+++ Dataset rows +++

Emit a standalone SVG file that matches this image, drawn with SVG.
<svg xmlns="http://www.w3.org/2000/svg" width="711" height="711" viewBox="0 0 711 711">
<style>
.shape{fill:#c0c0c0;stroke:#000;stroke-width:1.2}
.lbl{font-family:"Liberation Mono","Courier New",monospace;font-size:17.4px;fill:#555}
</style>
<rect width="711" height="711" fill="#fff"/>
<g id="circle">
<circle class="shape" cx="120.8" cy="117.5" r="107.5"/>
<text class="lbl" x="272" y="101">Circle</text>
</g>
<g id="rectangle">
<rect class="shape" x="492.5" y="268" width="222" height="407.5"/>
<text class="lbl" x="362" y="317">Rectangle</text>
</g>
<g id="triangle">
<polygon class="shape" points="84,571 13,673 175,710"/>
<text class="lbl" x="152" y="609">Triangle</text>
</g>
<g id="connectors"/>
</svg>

+++
+++ Dataset rows +++

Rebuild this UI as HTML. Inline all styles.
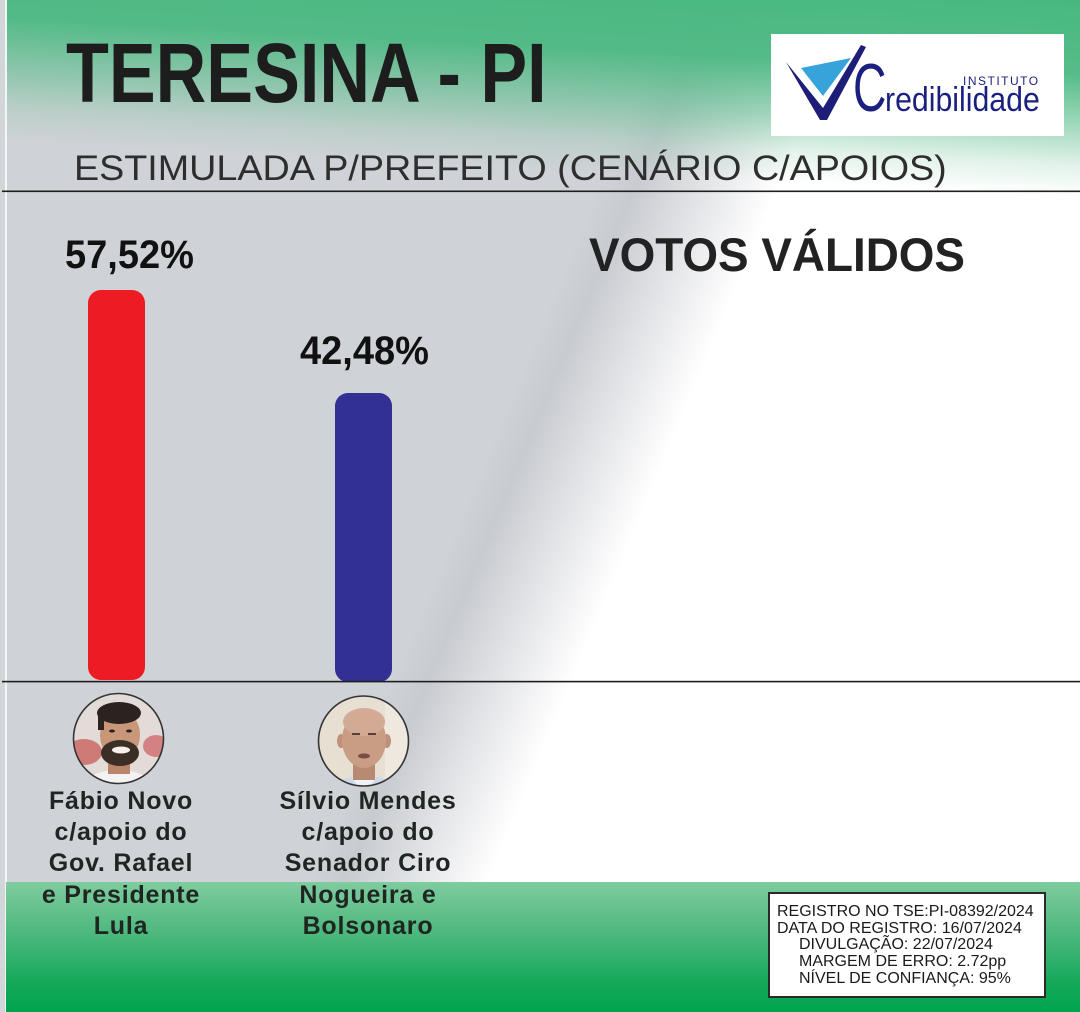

+++

- **Task goal**
Return only the number of lines in the data above that include the word "this".

- **Solution**
2